## Aim
With the pictures left out, copy the listing below exactly.

*****

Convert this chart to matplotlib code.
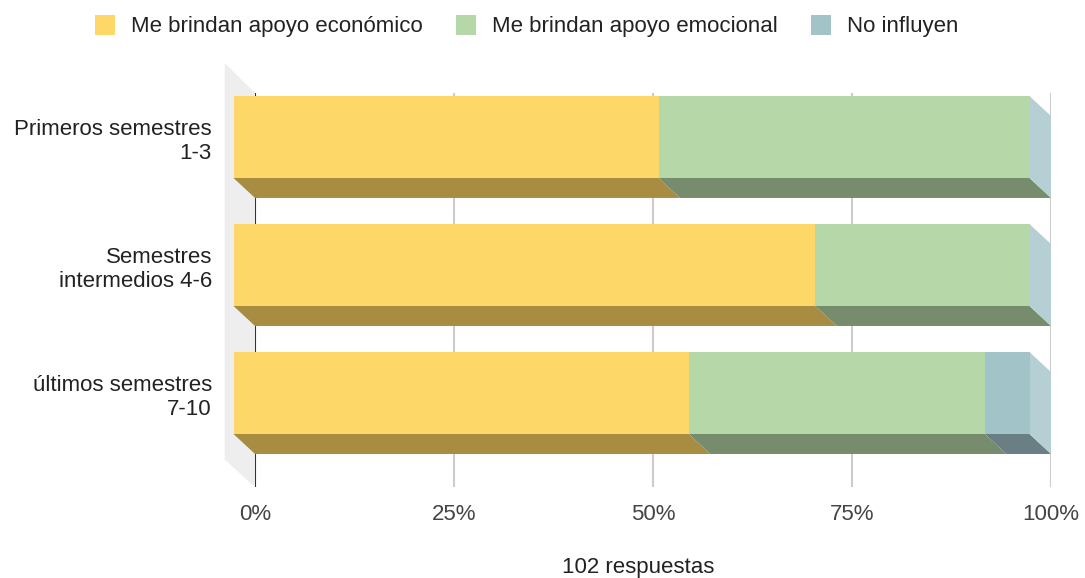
import matplotlib.pyplot as plt
from matplotlib.patches import Polygon, Patch

plt.rcParams['font.family'] = ['Liberation Sans', 'DejaVu Sans']

# Data
categories = ["Primeros semestres\n1-3", "Semestres\nintermedios 4-6", "últimos semestres\n7-10"]
series = ["Me brindan apoyo económico", "Me brindan apoyo emocional", "No influyen"]
economico = [53.4, 73.1, 57.2]
emocional = [46.6, 26.9, 37.2]
no_influyen = [0.0, 0.0, 5.6]
ticks = [0, 25, 50, 75, 100]
tick_labels = ["0%", "25%", "50%", "75%", "100%"]
total_label = "102 respuestas"

front_colors = ["#fdd868", "#b6d7a8", "#a2c4c9"]
bottom_colors = ["#a88c42", "#778b6d", "#6a7f83"]
side_color = "#b6cfd4"
wall_color = "#eeeeee"

# 3D look (in axis units)
dx = 2.7      # depth along x, percent
dy = 0.156    # depth along y, category units
h = 0.64      # bar thickness
fs = 16

W, H = 1085, 578
fig = plt.figure(figsize=(W / 100, H / 100), dpi=100)
ax = fig.add_axes([255 / W, 1 - 487 / H, 796 / W, 394 / H])
ax.set_xlim(0, 100)
ax.set_ylim(2.734, -0.344)
for s in ax.spines.values():
    s.set_visible(False)

# back wall
wall = Polygon([(-3.8, -0.578), (0, -0.344), (0, 2.734), (-3.8, 2.52)],
               closed=True, facecolor=wall_color, edgecolor="none", clip_on=False, zorder=0)
ax.add_patch(wall)

for t in ticks[1:]:
    ax.axvline(t, color="#cccccc", lw=1.5, zorder=1)
ax.axvline(0, color="#333333", lw=1.5, zorder=1)

values = [economico, emocional, no_influyen]
for i in range(len(categories)):
    top = i - h / 2
    bot = i + h / 2
    left = 0
    for j, vals in enumerate(values):
        v = vals[i]
        right = left + v
        if v > 0:
            # front face
            ax.add_patch(Polygon([(left - dx, top), (right - dx, top), (right - dx, bot), (left - dx, bot)],
                                 closed=True, facecolor=front_colors[j], edgecolor="none",
                                 zorder=3, clip_on=False))
            # bottom face
            ax.add_patch(Polygon([(left - dx, bot), (right - dx, bot), (right, bot + dy), (left, bot + dy)],
                                 closed=True, facecolor=bottom_colors[j], edgecolor="none",
                                 zorder=2, clip_on=False))
        left = right
    # right side face
    ax.add_patch(Polygon([(left - dx, top), (left, top + dy), (left, bot + dy), (left - dx, bot)],
                         closed=True, facecolor=side_color, edgecolor="none", zorder=2, clip_on=False))

ax.set_xticks(ticks)
ax.set_xticklabels(tick_labels, fontsize=fs, color="#444444")
ax.set_yticks(range(len(categories)))
ax.set_yticklabels(categories, fontsize=fs, color="#222222")
ax.tick_params(axis="x", length=0, pad=12)
ax.tick_params(axis="y", length=0, pad=31)

fig.text(638 / W, 1 - 567 / H, total_label, ha="center", va="center", fontsize=fs, color="#222222")

handles = [Patch(facecolor=c, edgecolor="none") for c in front_colors]
fig.legend(handles, series, loc="center", bbox_to_anchor=(527 / W, 1 - 26 / H), ncol=3,
           frameon=False, fontsize=fs, handlelength=0.9, handleheight=1.0,
           handletextpad=0.72, columnspacing=1.5, labelcolor="#222222")

fig.savefig("out.png", dpi=100)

*****

## Solved exercise
Convert this chart to matplotlib code.
import matplotlib.pyplot as plt
from matplotlib.patches import Polygon, Patch

plt.rcParams['font.family'] = ['Liberation Sans', 'DejaVu Sans']

# Data
categories = ["Primeros semestres\n1-3", "Semestres\nintermedios 4-6", "últimos semestres\n7-10"]
series = ["Me brindan apoyo económico", "Me brindan apoyo emocional", "No influyen"]
economico = [53.4, 73.1, 57.2]
emocional = [46.6, 26.9, 37.2]
no_influyen = [0.0, 0.0, 5.6]
ticks = [0, 25, 50, 75, 100]
tick_labels = ["0%", "25%", "50%", "75%", "100%"]
total_label = "102 respuestas"

front_colors = ["#fdd868", "#b6d7a8", "#a2c4c9"]
bottom_colors = ["#a88c42", "#778b6d", "#6a7f83"]
side_color = "#b6cfd4"
wall_color = "#eeeeee"

# 3D look (in axis units)
dx = 2.7      # depth along x, percent
dy = 0.156    # depth along y, category units
h = 0.64      # bar thickness
fs = 16

W, H = 1085, 578
fig = plt.figure(figsize=(W / 100, H / 100), dpi=100)
ax = fig.add_axes([255 / W, 1 - 487 / H, 796 / W, 394 / H])
ax.set_xlim(0, 100)
ax.set_ylim(2.734, -0.344)
for s in ax.spines.values():
    s.set_visible(False)

# back wall
wall = Polygon([(-3.8, -0.578), (0, -0.344), (0, 2.734), (-3.8, 2.52)],
               closed=True, facecolor=wall_color, edgecolor="none", clip_on=False, zorder=0)
ax.add_patch(wall)

for t in ticks[1:]:
    ax.axvline(t, color="#cccccc", lw=1.5, zorder=1)
ax.axvline(0, color="#333333", lw=1.5, zorder=1)

values = [economico, emocional, no_influyen]
for i in range(len(categories)):
    top = i - h / 2
    bot = i + h / 2
    left = 0
    for j, vals in enumerate(values):
        v = vals[i]
        right = left + v
        if v > 0:
            # front face
            ax.add_patch(Polygon([(left - dx, top), (right - dx, top), (right - dx, bot), (left - dx, bot)],
                                 closed=True, facecolor=front_colors[j], edgecolor="none",
                                 zorder=3, clip_on=False))
            # bottom face
            ax.add_patch(Polygon([(left - dx, bot), (right - dx, bot), (right, bot + dy), (left, bot + dy)],
                                 closed=True, facecolor=bottom_colors[j], edgecolor="none",
                                 zorder=2, clip_on=False))
        left = right
    # right side face
    ax.add_patch(Polygon([(left - dx, top), (left, top + dy), (left, bot + dy), (left - dx, bot)],
                         closed=True, facecolor=side_color, edgecolor="none", zorder=2, clip_on=False))

ax.set_xticks(ticks)
ax.set_xticklabels(tick_labels, fontsize=fs, color="#444444")
ax.set_yticks(range(len(categories)))
ax.set_yticklabels(categories, fontsize=fs, color="#222222")
ax.tick_params(axis="x", length=0, pad=12)
ax.tick_params(axis="y", length=0, pad=31)

fig.text(638 / W, 1 - 567 / H, total_label, ha="center", va="center", fontsize=fs, color="#222222")

handles = [Patch(facecolor=c, edgecolor="none") for c in front_colors]
fig.legend(handles, series, loc="center", bbox_to_anchor=(527 / W, 1 - 26 / H), ncol=3,
           frameon=False, fontsize=fs, handlelength=0.9, handleheight=1.0,
           handletextpad=0.72, columnspacing=1.5, labelcolor="#222222")

fig.savefig("out.png", dpi=100)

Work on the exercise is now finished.